Tax uncollected
Taxation Director General Hadi Purnomo's estimate of Rp 676.5 trillion (US$74.34 billion) in potential tax revenue lost annually during the past three years seems to be too high -- a sum 240 percent larger than the Rp 272.17 trillion tax receipt target set for this year.
This is not, however, to deny the blunt truth that tax evasion has always been pervasive in this country, as can be noted from its tax ratio (tax receipts as a percentage against gross domestic product) of only less than 13 percent, compared to between 17 and 20 percent in other ASEAN countries.
Most analysts and tax auditors have estimated that tax collections in Indonesia have remained small in proportion to the potential revenue, or only around 50 percent of corporate and personal income tax and 55 percent of value-added tax.
The main reasons behind the high incidence of tax non- compliance have often been cited. Among them are the small chance and low cost of being caught, collusion with corrupt tax officials and the inadequate number of competent tax auditors.
However, Purnomo, speaking at a seminar on Tuesday, cited another major factor behind the pervasive tax evasion. He said many laws and regulations severely restricted the access of tax officials to records of financial transactions, which had enormous potential tax revenues.
He said the government could in theory collect annually Rp 252 trillion in tax receipts from bank deposits, Rp 243 trillion from foreign exchange transactions, Rp 180 trillion from bad loans and Rp 1.5 trillion from credit cards.
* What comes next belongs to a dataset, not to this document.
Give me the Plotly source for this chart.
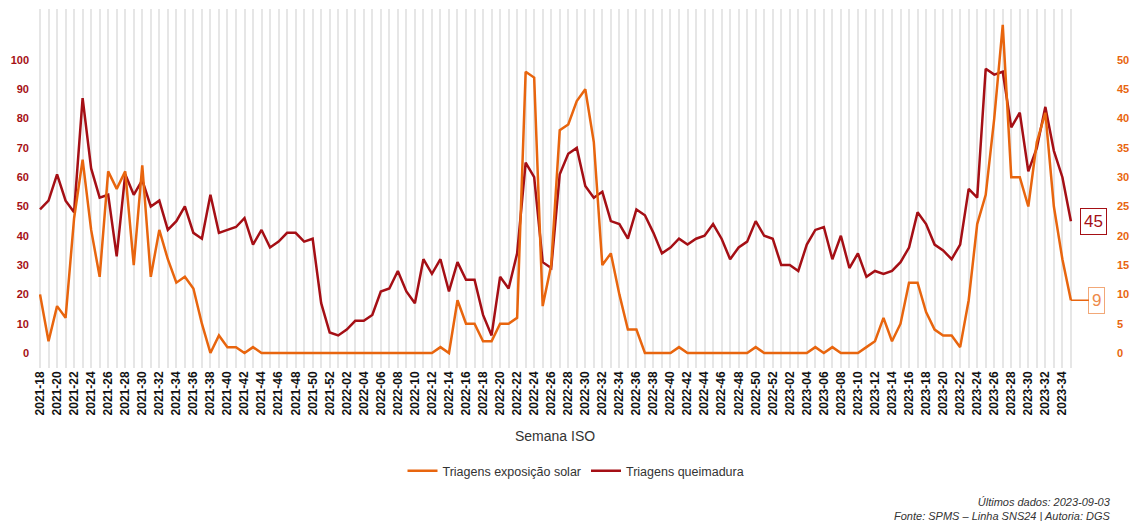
import plotly.graph_objects as go

# Semanas ISO (2021-18 a 2023-35)
semanas = ([f"2021-{w:02d}" for w in range(18, 53)]
           + [f"2022-{w:02d}" for w in range(1, 53)]
           + [f"2023-{w:02d}" for w in range(1, 36)])

# Triagens queimadura (eixo esquerdo)
queimadura = [
    49, 52, 61, 52, 48, 87, 63, 53, 54, 33, 61, 54, 59, 50, 52, 42, 45, 50, 41, 39,
    54, 41, 42, 43, 46, 37, 42, 36, 38, 41, 41, 38, 39, 17, 7, 6, 8, 11, 11, 13,
    21, 22, 28, 21, 17, 32, 27, 32, 21, 31, 25, 25, 13, 6, 26, 22, 34, 65, 60, 31,
    29, 61, 68, 70, 57, 53, 55, 45, 44, 39, 49, 47, 41, 34, 36, 39, 37, 39, 40, 44,
    39, 32, 36, 38, 45, 40, 39, 30, 30, 28, 37, 42, 43, 32, 40, 29, 34, 26, 28, 27,
    28, 31, 36, 48, 44, 37, 35, 32, 37, 56, 53, 97, 95, 96, 77, 82, 62, 70, 84, 69,
    60, 45,
]

# Triagens exposição solar (eixo direito)
exposicao = [
    10, 2, 8, 6, 23, 33, 21, 13, 31, 28, 31, 15, 32, 13, 21, 16, 12, 13, 11, 5,
    0, 3, 1, 1, 0, 1, 0, 0, 0, 0, 0, 0, 0, 0, 0, 0, 0, 0, 0, 0,
    0, 0, 0, 0, 0, 0, 0, 1, 0, 9, 5, 5, 2, 2, 5, 5, 6, 48, 47, 8,
    15, 38, 39, 43, 45, 36, 15, 17, 10, 4, 4, 0, 0, 0, 0, 1, 0, 0, 0, 0,
    0, 0, 0, 0, 1, 0, 0, 0, 0, 0, 0, 1, 0, 1, 0, 0, 0, 1, 2, 6,
    2, 5, 12, 12, 7, 4, 3, 3, 1, 9, 22, 27, 40, 56, 30, 30, 25, 36, 41, 25,
    16, 9,
]

ticks_esq = list(range(0, 101, 10))
ticks_dir = list(range(0, 51, 5))

VERMELHO = '#a50f15'
LARANJA = '#e8650e'
FONTE = 'Liberation Sans, Arial, sans-serif'

fig = go.Figure()

fig.add_trace(
    go.Scatter(
        x=semanas,
        y=exposicao,
        name='Triagens exposição solar',
        mode='lines',
        line=dict(color=LARANJA, width=2.5),
        yaxis='y2'
    )
)

fig.add_trace(
    go.Scatter(
        x=semanas,
        y=queimadura,
        name='Triagens queimadura',
        mode='lines',
        line=dict(color=VERMELHO, width=2.5)
    )
)

# Etiquetas do último valor
fig.add_annotation(
    x=semanas[-1], y=queimadura[-1], xref='x', yref='y',
    text=str(queimadura[-1]), showarrow=False, xshift=23,
    font=dict(family=FONTE, size=17, color=VERMELHO),
    bgcolor='white', bordercolor=VERMELHO, borderwidth=1, borderpad=3
)
fig.add_annotation(
    x=semanas[-1], y=exposicao[-1], xref='x', yref='y2',
    text=str(exposicao[-1]), showarrow=True, arrowhead=0,
    arrowcolor=LARANJA, arrowwidth=1.5, ax=26, ay=0,
    font=dict(family=FONTE, size=17, color='#ee8a4a'),
    bgcolor='white', bordercolor='#f2a878', borderwidth=1, borderpad=3
)

# Título do eixo x centrado nos dados
fig.add_annotation(
    x=(len(semanas) - 1) / 2, y=-0.19, xref='x', yref='paper',
    xanchor='center', yanchor='middle', showarrow=False,
    text='Semana ISO', font=dict(family=FONTE, size=14, color='#333333')
)

fig.add_annotation(
    x=1, y=-0.393, xref='paper', yref='paper',
    xanchor='right', yanchor='middle', align='right', showarrow=False,
    text='Últimos dados: 2023-09-03<br>Fonte: SPMS – Linha SNS24 | Autoria: DGS',
    font=dict(family=FONTE, size=11, color='#333333', style='italic')
)

fig.update_layout(
    template='none',
    width=1131,
    height=521,
    margin=dict(l=39, r=18, t=9, b=153),
    paper_bgcolor='white',
    plot_bgcolor='white',
    font=dict(family=FONTE, color='#333333'),
    showlegend=True,
    legend=dict(
        orientation='h', x=0.5, xanchor='center', y=-0.287, yanchor='middle',
        font=dict(family=FONTE, size=12.5, color='#333333')
    ),
    xaxis=dict(
        type='category',
        range=[-0.12, 125.94],
        tickmode='array',
        tickvals=semanas,
        ticktext=[s if i % 2 == 0 else '' for i, s in enumerate(semanas)],
        tickangle=-90,
        tickfont=dict(family=FONTE, size=12, color='#111111', weight='bold'),
        showgrid=True,
        gridcolor='#e6e6e6',
        gridwidth=1.5,
        showline=False,
        zeroline=False,
        ticks='',
        automargin=False
    ),
    yaxis=dict(
        range=[-5.12, 117.4],
        tickmode='array',
        tickvals=ticks_esq,
        tickfont=dict(family=FONTE, size=11, color=VERMELHO, weight='bold'),
        ticklabelstandoff=9,
        showgrid=False,
        zeroline=False,
        showline=False,
        ticks='',
        automargin=False
    ),
    yaxis2=dict(
        overlaying='y',
        side='right',
        anchor='x',
        range=[-2.56, 58.7],
        tickmode='array',
        tickvals=ticks_dir,
        tickfont=dict(family=FONTE, size=11, color=LARANJA, weight='bold'),
        ticklabelstandoff=3,
        showgrid=False,
        zeroline=False,
        showline=False,
        ticks='',
        automargin=False
    )
)

fig.write_html("out.html", config={'displayModeBar': False},
               post_script="document.body.style.margin='0';")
But these potential tax revenues cannot be collected because tax officials are unable to check the records of financial transactions.
The tax chief seemed to be frustrated about the acute lack of cooperation on the part of other government institutions with regards to the tax officials' access to verify taxpayers' financial records.
Although access to records of financial transactions may sometimes be meaningless in a country where documents or records can so easily be falsified, Purnomo did have a legitimate point.
Large sums of additional tax revenues, whether from income, value-added or property taxes, could have been collected had tax officials had a broad authority to corroborate or cross-check records on taxpayers.
For example, taxpayers may understate their taxable income with fake documents. However tax officials can still uncover tax underpayment by verifying the taxpayer's records of electricity or phone bills, car ownership and other assets. But this verification is possible only when tax officials have access to taxpayers' records.
Tax officials' inability to cross-check taxpayers' income data with their records of expenditure and current (financial) and fixed assets is indeed one of the main reasons behind the pervasive tax evasion or tax underpayment.
However, instead of only blaming conflicting rulings in several laws and regulations and the uncooperative attitude on the part of other government agencies, officials in the taxation directorate general should ask themselves why the government has not yet vested tax officials with so broad an authority to open records on various financial transactions.
The reason is an extreme lack of trust. International and national opinion polls have always placed the taxation directorate general, along with the customs directorate general, among the most corrupt public institution in the country.
As long as the taxation directorate general has not improved its integrity through a more efficient, transparent administration tax system, there will always be strong political opposition to providing tax officials with wider access to taxpayers' records, fearing that such power would be abused.
In fact, the business community has been complaining of what they consider is too much discretionary power in the hands of tax officials to interpret and enforce the tax laws.
Certainly, these issues should be among the problems to be addressed by the proposed amendments of the 2000 tax laws that are slated to be enacted later this year. This should not, however, mean the law amendments should provide tax officials with automatic, unlimited access to taxpayers' financial records and transactions.
Tax officers do need bigger authority to open taxpayers' financial data, to detain tax evaders and to foreclose on the assets of tax evaders but only in relation to investigation of tax crimes and selective tax audits.
But a broader and stronger authority should be accompanied by higher standards of accountability and should be supervised with clear-cut rules that stipulate stringent requirements tax officials have to meet to be able to open taxpayers' records on income, spending and assets. This means that the authority to open data on taxpayers should be used only sparingly and only when there were strong suspicions of tax evasion or other forms of tax crimes.